Imagine you need to highlight not just «a person» in a photo, but «a person in a blue shirt standing by the left railing of the bridge and looking down.» Most computer vision models would stumble here – they are built for simple categories but lose the plot when descriptions get specific. Moondream excels at exactly this: it understands elaborate verbal prompts and accurately isolates the desired object in an image. On March 10, 2026, the team released an updated version of this feature.
Segmentation is when a model doesn't just find an object in a picture but literally «traces» its outline. Simply put, it creates a mask: a precise shape of the object that can be used for photo editing, scene analysis, automated data labeling, and dozens of other tasks.
What sets Moondream apart is its ability to handle referring expressions – descriptive phrases in natural language. Not just «find a car», but «find the white Porsche 911 in the foreground.» Or «laundry on the floor.» Or «Waldo number 25317.» This is fundamentally more challenging than simply recognizing an object category.
What's New in the Update
The new version of the model brings improvements across three key areas.
Higher Mask Quality. Moondream natively generates masks in SVG format – a vector graphic that stays sharp at any scale. Unlike pixel-based masks that «blur» when zoomed in, SVG remains crisp. The new version traces object contours even more meticulously.
40% Speed Boost. This is a game-changer for those processing large volumes of images or building applications where low latency is critical.
Improved Benchmark Scores. To evaluate segmentation quality, special datasets like RefCOCO, RefCOCO+, and RefCOCOg are used. These test how accurately a model understands different types of descriptions: spatial locations, physical appearance, and long, complex phrases. The new version outperformed the previous one across all these tests. Notably, the previous benchmark leader was also Moondream – meaning the team just broke their own record.
What About the Competition?
In September 2025, when Moondream first launched its segmentation feature as part of Moondream 3 Preview, it immediately topped the benchmarks. Since then, several other models with similar capabilities have emerged, but according to the team, Moondream maintains its lead.
A prime example is the comparison with Meta's SAM 3. While SAM 3 can segment objects based on simple prompts like «car» or «person», it struggles with more nuanced descriptions – such as «the person touching the door.» To handle these, one usually has to plug in an additional Large Language Model, which increases both processing time and cost. Moondream handles such queries natively without intermediaries.

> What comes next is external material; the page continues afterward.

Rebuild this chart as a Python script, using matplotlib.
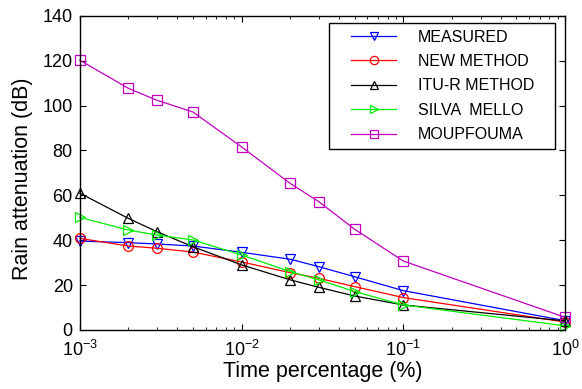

Generally, there is a clear divide in this field: powerful multimodal models understand complex descriptions but are slow and expensive. Lightweight models are fast but trip over anything more complex than a simple noun. Moondream positions itself as the solution that checks both boxes simultaneously.
Who Benefits Right Now
The update is already live in Moondream Cloud. If you are already using segmentation through this service, the improvements will be applied automatically; no extra setup is required.
For those who prefer running models locally, the team announced that the local version will be released in the coming days. Along with it, a technical paper is expected for those who want to dive into the implementation details.
In short: Moondream is doubling down on the sweet spot between accuracy and speed in a niche where most tools sacrifice one for the other. The March 10 update is another big step in that direction. ✦